The audit mirror runs in the other direction. When OpenClaw writes to its workspace, those writes sync back to Postgres so the dashboard reflects current state. The dashboard never talks directly to OpenClaw; it reads from the mirror. This means the dashboard always has a coherent, queryable view of the agent's work, independent of whether the agent is currently running.
Scope discipline
v0 targets exactly one course: EECS 498 AASE, Fall 2026.
Multi-course support would require multi-tenant auth, cross-course isolation policies, per-course billing, and a lot of infrastructure we don't need yet. Building it all before knowing whether the single-course version works is the fastest way to accumulate complexity that never pays off.
The per-course container model is inherently multi-tenant.
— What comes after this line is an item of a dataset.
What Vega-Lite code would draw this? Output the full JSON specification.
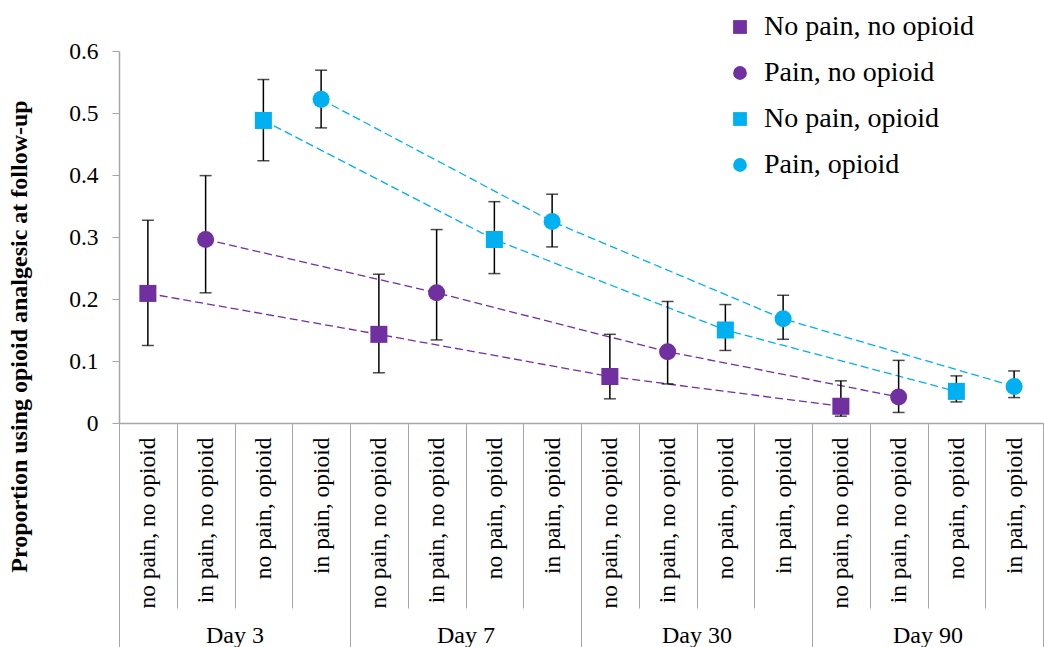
{
  "$schema": "https://vega.github.io/schema/vega-lite/v6.json",
  "width": 924,
  "height": 372,
  "autosize": {"type": "none"},
  "padding": {"left": 119, "top": 51, "right": 1, "bottom": 224},
  "config": {
    "view": {"stroke": null},
    "font": "Liberation Serif"
  },
  "data": {
    "values": [
      {"cat": "Day 3|no pain, no opioid", "day": "Day 3", "series": "No pain, no opioid", "mean": 0.209, "lo": 0.125, "hi": 0.327},
      {"cat": "Day 3|in pain, no opioid", "day": "Day 3", "series": "Pain, no opioid", "mean": 0.296, "lo": 0.210, "hi": 0.399},
      {"cat": "Day 3|no pain, opioid", "day": "Day 3", "series": "No pain, opioid", "mean": 0.488, "lo": 0.423, "hi": 0.554},
      {"cat": "Day 3|in pain, opioid", "day": "Day 3", "series": "Pain, opioid", "mean": 0.522, "lo": 0.476, "hi": 0.569},
      {"cat": "Day 7|no pain, no opioid", "day": "Day 7", "series": "No pain, no opioid", "mean": 0.143, "lo": 0.081, "hi": 0.240},
      {"cat": "Day 7|in pain, no opioid", "day": "Day 7", "series": "Pain, no opioid", "mean": 0.210, "lo": 0.134, "hi": 0.312},
      {"cat": "Day 7|no pain, opioid", "day": "Day 7", "series": "No pain, opioid", "mean": 0.296, "lo": 0.241, "hi": 0.357},
      {"cat": "Day 7|in pain, opioid", "day": "Day 7", "series": "Pain, opioid", "mean": 0.325, "lo": 0.284, "hi": 0.369},
      {"cat": "Day 30|no pain, no opioid", "day": "Day 30", "series": "No pain, no opioid", "mean": 0.075, "lo": 0.039, "hi": 0.143},
      {"cat": "Day 30|in pain, no opioid", "day": "Day 30", "series": "Pain, no opioid", "mean": 0.115, "lo": 0.063, "hi": 0.196},
      {"cat": "Day 30|no pain, opioid", "day": "Day 30", "series": "No pain, opioid", "mean": 0.150, "lo": 0.117, "hi": 0.191},
      {"cat": "Day 30|in pain, opioid", "day": "Day 30", "series": "Pain, opioid", "mean": 0.168, "lo": 0.135, "hi": 0.206},
      {"cat": "Day 90|no pain, no opioid", "day": "Day 90", "series": "No pain, no opioid", "mean": 0.027, "lo": 0.011, "hi": 0.068},
      {"cat": "Day 90|in pain, no opioid", "day": "Day 90", "series": "Pain, no opioid", "mean": 0.042, "lo": 0.017, "hi": 0.101},
      {"cat": "Day 90|no pain, opioid", "day": "Day 90", "series": "No pain, opioid", "mean": 0.051, "lo": 0.034, "hi": 0.076},
      {"cat": "Day 90|in pain, opioid", "day": "Day 90", "series": "Pain, opioid", "mean": 0.059, "lo": 0.041, "hi": 0.084}
    ]
  },
  "resolve": {"scale": {"x": "independent"}, "axis": {"x": "independent"}},
  "layer": [
    {
      "encoding": {
        "x": {
          "field": "cat",
          "type": "nominal",
          "scale": {
            "type": "band",
            "paddingInner": 0,
            "paddingOuter": 0,
            "domain": ["Day 3|no pain, no opioid", "Day 3|in pain, no opioid", "Day 3|no pain, opioid", "Day 3|in pain, opioid", "Day 7|no pain, no opioid", "Day 7|in pain, no opioid", "Day 7|no pain, opioid", "Day 7|in pain, opioid", "Day 30|no pain, no opioid", "Day 30|in pain, no opioid", "Day 30|no pain, opioid", "Day 30|in pain, opioid", "Day 90|no pain, no opioid", "Day 90|in pain, no opioid", "Day 90|no pain, opioid", "Day 90|in pain, opioid"]
          },
          "axis": {
            "orient": "bottom",
            "title": null,
            "labelExpr": "split(datum.value, '|')[1]",
            "labelAngle": 270,
            "labelFont": "Liberation Serif",
            "labelFontSize": 23.5,
            "labelColor": "#000000",
            "labelPadding": -171,
            "tickBand": "extent",
            "tickSize": 185,
            "tickColor": "#a6a6a6",
            "tickWidth": 1,
            "domainColor": "#a6a6a6",
            "domainWidth": 1.5,
            "labelOverlap": false
          }
        },
        "color": {"field": "series", "type": "nominal",
          "scale": {"domain": ["No pain, no opioid", "Pain, no opioid", "No pain, opioid", "Pain, opioid"], "range": ["#7030A0", "#7030A0", "#00B0F0", "#00B0F0"]},
          "legend": {
            "title": null,
            "orient": "none",
            "legendX": 607,
            "legendY": -38,
            "labelFont": "Liberation Serif",
            "labelFontSize": 28,
            "labelColor": "#000000",
            "labelLimit": 400,
            "symbolSize": 190,
            "symbolOpacity": 1,
            "symbolStrokeWidth": 0,
            "symbolType": "square",
            "rowPadding": 18,
            "labelOffset": 10
          }
        }
      },
      "layer": [
        {
          "mark": {"type": "line", "strokeDash": [8, 4], "strokeWidth": 1.3},
          "encoding": {
            "y": {
              "field": "mean",
              "type": "quantitative",
              "scale": {"domain": [0, 0.6], "nice": false},
              "axis": {
                "title": "Proportion using opioid analgesic at follow-up",
                "titleFont": "Liberation Serif",
                "titleFontSize": 24,
                "titleFontWeight": "bold",
                "titleColor": "#000000",
                "titleX": -88,
                "titleY": 285,
                "values": [0, 0.1, 0.2, 0.3, 0.4, 0.5, 0.6],
                "format": ".1~f",
                "labelFont": "Liberation Serif",
                "labelFontSize": 23.5,
                "labelColor": "#000000",
                "labelPadding": 14,
                "tickSize": 7,
                "tickColor": "#a6a6a6",
                "domainColor": "#a6a6a6",
                "domainWidth": 1.5,
                "grid": false
              }
            }
          }
        },
        {
          "mark": {"type": "rule", "color": "#000000", "strokeWidth": 1.5},
          "encoding": {
            "y": {"field": "lo", "type": "quantitative"},
            "y2": {"field": "hi"},
            "color": {"value": "#000000"}
          }
        },
        {
          "mark": {"type": "tick", "color": "#000000", "size": 12, "thickness": 1.5},
          "encoding": {"y": {"field": "lo", "type": "quantitative"}, "color": {"value": "#000000"}}
        },
        {
          "mark": {"type": "tick", "color": "#000000", "size": 12, "thickness": 1.5},
          "encoding": {"y": {"field": "hi", "type": "quantitative"}, "color": {"value": "#000000"}}
        },
        {
          "mark": {"type": "point", "filled": true, "opacity": 1, "size": 290},
          "encoding": {
            "y": {"field": "mean", "type": "quantitative"},
            "shape": {"field": "series", "type": "nominal",
              "scale": {"domain": ["No pain, no opioid", "Pain, no opioid", "No pain, opioid", "Pain, opioid"], "range": ["square", "circle", "square", "circle"]}}
          }
        }
      ]
    },
    {
      "mark": {"type": "point", "opacity": 0},
      "encoding": {
        "x": {
          "field": "day",
          "type": "nominal",
          "scale": {"type": "band", "paddingInner": 0, "paddingOuter": 0, "domain": ["Day 3", "Day 7", "Day 30", "Day 90"]},
          "axis": {
            "orient": "bottom",
            "title": null,
            "labelAngle": 0,
            "labelFont": "Liberation Serif",
            "labelFontSize": 24,
            "labelColor": "#000000",
            "labelPadding": -30,
            "tickBand": "extent",
            "tickSize": 230,
            "tickColor": "#a6a6a6",
            "tickWidth": 1,
            "domain": false
          }
        },
        "y": {"field": "mean", "type": "quantitative"}
      }
    }
  ]
}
Adding a second course is a second container, a second workspace, a second Postgres schema. The architecture scales. The current scope just doesn't need to.
What's hard
The easy parts of CourseClaw are the dashboard and data model. Those are standard web app problems.
Signal fidelity. The agent is only as good as the signals it receives. If instructor evaluations are vague or inconsistent, the agent's outputs will be too. The ingestion pipeline has to normalize signals well enough to act on them without losing the specificity that makes them useful.
Trust calibration. How much should the agent do autonomously versus proposing and waiting for approval? Opening a PR to fix a typo is low-risk. Restructuring a lab to address a systemic depth gap is not. The policies.yaml in the agent workspace controls this, but calibrating it for a real course requires actually running it.
Audit completeness. An audit log with missing entries is worse than no audit log. When something goes wrong, and something will, the trail needs to be complete enough to reconstruct exactly what happened.
We'll know how well we got these right when the course runs in Fall 2026. Building a course about agentic systems on top of an actual agent system is either the right way to test it, or the most direct path to a very memorable incident post-mortem.